Allen Henry Philip Stoneham (1856–1927) was a British sportsman, businessman and Financial Secretary of the Board of Trade.

== Biography ==
He was a son of Allen Stoneham. He was educated at the City of London School and at London University. In his youth he was a prominent athlete, gaining many L.A.C. and other prizes. He won the Civil Service Quarter Mile Handicap. He also played rugby for the Queen's House, one of the twenty-one original members of the Rugby Football Union.

Stoneham was responsible for the introduction of electric tramways into Western Australia and Victoria, and was the donor of the statue of Queen Victoria to the City of Perth W.A.

In 1902, Stoneham and John Robinson Whitley (1843–1922) bought land in Northern France, through their company Le Touquet Syndicate Ltd., and were instrumental in developing the town into the golf and gambling resort at Le Touquet. From 1902 until his death in 1927, he devoted himself to the development of the town.

After the outbreak of the World War I he offered the domain of Le Touquet for the use of the British Army. For his services he was awarded the Order of the British Empire.

Family life

His first marriage was with Jane Harley Cowie born in 1853 in Scotland.
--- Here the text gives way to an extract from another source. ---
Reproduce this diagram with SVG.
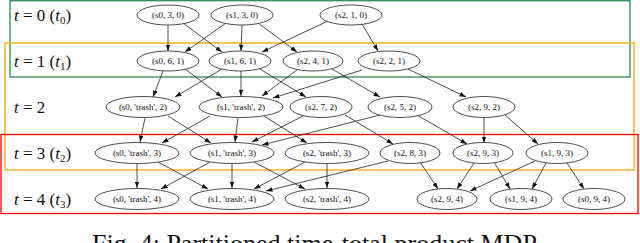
<svg xmlns="http://www.w3.org/2000/svg" width="640" height="243" viewBox="0 0 640 243">
<style>
.n ellipse{fill:#fff;stroke:#222;stroke-width:0.8}
.n text{font-family:"Liberation Serif","Times New Roman","DejaVu Serif",serif;font-size:9px;fill:#111;text-anchor:middle}
.lab{font-family:"Liberation Serif","Times New Roman","DejaVu Serif",serif;font-size:17px;fill:#111}
.lab .i{font-style:italic}
.cap{font-family:"Liberation Serif","Times New Roman","DejaVu Serif",serif;font-size:26px;fill:#111}
#edges line{stroke:#222;stroke-width:0.8;marker-end:url(#ah)}
.part{fill:none;stroke-width:1.3}
</style>
<defs>
<marker id="ah" markerUnits="userSpaceOnUse" markerWidth="7" markerHeight="5" refX="6.5" refY="2.3" orient="auto">
<path d="M0,0 L6.5,2.3 L0,4.6 z" fill="#111"/>
</marker>
</defs>
<rect fill="#fff" width="640" height="243"/>
<g id="partitions">
<rect class="part" x="10" y="0.7" width="620" height="76.3" stroke="#2e8b57"/>
<rect class="part" x="5" y="43" width="629" height="127" stroke="#ffa500"/>
<rect class="part" x="1" y="134.5" width="637" height="79" stroke="#ff0000"/>
</g>
<g id="labels">
<text class="lab" x="14" y="21"><tspan class="i">t</tspan> = 0 (<tspan class="i">t</tspan><tspan font-size="11" dy="3">0</tspan><tspan dy="-3">)</tspan></text>
<text class="lab" x="14" y="67"><tspan class="i">t</tspan> = 1 (<tspan class="i">t</tspan><tspan font-size="11" dy="3">1</tspan><tspan dy="-3">)</tspan></text>
<text class="lab" x="14" y="113"><tspan class="i">t</tspan> = 2</text>
<text class="lab" x="14" y="159"><tspan class="i">t</tspan> = 3 (<tspan class="i">t</tspan><tspan font-size="11" dy="3">2</tspan><tspan dy="-3">)</tspan></text>
<text class="lab" x="14" y="205"><tspan class="i">t</tspan> = 4 (<tspan class="i">t</tspan><tspan font-size="11" dy="3">3</tspan><tspan dy="-3">)</tspan></text>
</g>
<g id="edges">
<line x1="168" y1="25" x2="168" y2="51"/>
<line x1="183" y1="23" x2="222" y2="52"/>
<line x1="226" y1="23" x2="185" y2="52"/>
<line x1="242" y1="25" x2="241" y2="51"/>
<line x1="258" y1="23" x2="297" y2="52"/>
<line x1="328" y1="21" x2="262" y2="52"/>
<line x1="362" y1="24" x2="378" y2="51"/>
<line x1="163" y1="71" x2="153" y2="97"/>
<line x1="185" y1="69" x2="222" y2="97"/>
<line x1="222" y1="69" x2="175" y2="97"/>
<line x1="241" y1="71" x2="241" y2="96"/>
<line x1="260" y1="69" x2="306" y2="97"/>
<line x1="297" y1="70" x2="262" y2="96"/>
<line x1="362" y1="70" x2="273" y2="98"/>
<line x1="332" y1="69" x2="380" y2="97"/>
<line x1="408" y1="69" x2="466" y2="97"/>
<line x1="145" y1="118" x2="140" y2="142"/>
<line x1="168" y1="116" x2="211" y2="143"/>
<line x1="210" y1="116" x2="162" y2="143"/>
<line x1="238" y1="118" x2="235" y2="142"/>
<line x1="264" y1="116" x2="307" y2="143"/>
<line x1="305" y1="115" x2="252" y2="142"/>
<line x1="380" y1="115" x2="262" y2="145"/>
<line x1="345" y1="115" x2="393" y2="144"/>
<line x1="417" y1="115" x2="467" y2="144"/>
<line x1="484" y1="117" x2="484" y2="143"/>
<line x1="505" y1="115" x2="538" y2="144"/>
<line x1="137" y1="164" x2="137" y2="188"/>
<line x1="158" y1="162" x2="208" y2="189"/>
<line x1="210" y1="162" x2="161" y2="189"/>
<line x1="232" y1="164" x2="232" y2="188"/>
<line x1="254" y1="162" x2="305" y2="189"/>
<line x1="305" y1="162" x2="254" y2="189"/>
<line x1="327" y1="164" x2="327" y2="188"/>
<line x1="388" y1="161" x2="266" y2="191"/>
<line x1="420" y1="162" x2="438" y2="189"/>
<line x1="474" y1="163" x2="457" y2="189"/>
<line x1="494" y1="162" x2="510" y2="189"/>
<line x1="535" y1="161" x2="470" y2="191"/>
<line x1="546" y1="163" x2="532" y2="189"/>
<line x1="567" y1="163" x2="584" y2="189"/>
</g>
<g id="s0_3_0" class="n"><ellipse cx="168" cy="15" rx="31" ry="10"/><text x="168" y="18">(s0, 3, 0)</text></g>
<g id="s1_3_0" class="n"><ellipse cx="242" cy="15" rx="31" ry="10"/><text x="242" y="18">(s1, 3, 0)</text></g>
<g id="s2_1_0" class="n"><ellipse cx="351" cy="15" rx="31" ry="10"/><text x="351" y="18">(s2, 1, 0)</text></g>
<g id="s0_6_1" class="n"><ellipse cx="168" cy="61" rx="31" ry="10"/><text x="168" y="64">(s0, 6, 1)</text></g>
<g id="s1_6_1" class="n"><ellipse cx="240" cy="61" rx="31" ry="10"/><text x="240" y="64">(s1, 6, 1)</text></g>
<g id="s2_4_1" class="n"><ellipse cx="313" cy="61" rx="30" ry="10"/><text x="313" y="64">(s2, 4, 1)</text></g>
<g id="s2_2_1" class="n"><ellipse cx="389" cy="61" rx="31" ry="10"/><text x="389" y="64">(s2, 2, 1)</text></g>
<g id="s0_t_2" class="n"><ellipse cx="143" cy="107" rx="37" ry="10.5"/><text x="143" y="110">(s0, 'trash', 2)</text></g>
<g id="s1_t_2" class="n"><ellipse cx="241" cy="107" rx="42" ry="10.5"/><text x="241" y="110">(s1, 'trash', 2)</text></g>
<g id="s2_7_2" class="n"><ellipse cx="321" cy="107" rx="31" ry="10.5"/><text x="321" y="110">(s2, 7, 2)</text></g>
<g id="s2_5_2" class="n"><ellipse cx="400" cy="107" rx="32" ry="10.5"/><text x="400" y="110">(s2, 5, 2)</text></g>
<g id="s2_9_2" class="n"><ellipse cx="484" cy="107" rx="31" ry="10.5"/><text x="484" y="110">(s2, 9, 2)</text></g>
<g id="s0_t_3" class="n"><ellipse cx="137" cy="153" rx="42" ry="10.5"/><text x="137" y="156">(s0, 'trash', 3)</text></g>
<g id="s1_t_3" class="n"><ellipse cx="232" cy="153" rx="42" ry="10.5"/><text x="232" y="156">(s1, 'trash', 3)</text></g>
<g id="s2_t_3" class="n"><ellipse cx="327" cy="153" rx="42" ry="10.5"/><text x="327" y="156">(s2, 'trash', 3)</text></g>
<g id="s2_8_3" class="n"><ellipse cx="410" cy="153" rx="30" ry="10.5"/><text x="410" y="156">(s2, 8, 3)</text></g>
<g id="s2_9_3" class="n"><ellipse cx="483" cy="153" rx="30" ry="10.5"/><text x="483" y="156">(s2, 9, 3)</text></g>
<g id="s1_9_3" class="n"><ellipse cx="557" cy="153" rx="31" ry="10.5"/><text x="557" y="156">(s1, 9, 3)</text></g>
<g id="s0_t_4" class="n"><ellipse cx="137" cy="199" rx="42" ry="10.5"/><text x="137" y="202">(s0, 'trash', 4)</text></g>
<g id="s1_t_4" class="n"><ellipse cx="232" cy="199" rx="42" ry="10.5"/><text x="232" y="202">(s1, 'trash', 4)</text></g>
<g id="s2_t_4" class="n"><ellipse cx="327" cy="199" rx="42" ry="10.5"/><text x="327" y="202">(s2, 'trash', 4)</text></g>
<g id="s2_9_4" class="n"><ellipse cx="447" cy="199" rx="30" ry="10.5"/><text x="447" y="202">(s2, 9, 4)</text></g>
<g id="s1_9_4" class="n"><ellipse cx="521" cy="199" rx="31" ry="10.5"/><text x="521" y="202">(s1, 9, 4)</text></g>
<g id="s0_9_4" class="n"><ellipse cx="594" cy="199" rx="31" ry="10.5"/><text x="594" y="202">(s0, 9, 4)</text></g>
<text class="cap" x="92" y="252">Fig. 4: Partitioned time-total product MDP.</text>
</svg>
They had 3 daughters born in Surbiton Irene in 1884, Linda in 1886 and Phyllis in 1889. His wife's brother John James Milroy Cowie was a famous sprinter in the early 1880s winning the AAA 100yards and 400yards and breaking the 220 yard world record in 1883. His son in law was Roland Clive Wallace Burn (married to Phyllis).

He married again, after the death of his first wife in 1899, to Florence Marie Louise born in Montreal, Canada. They had two children, Donald and Vincent.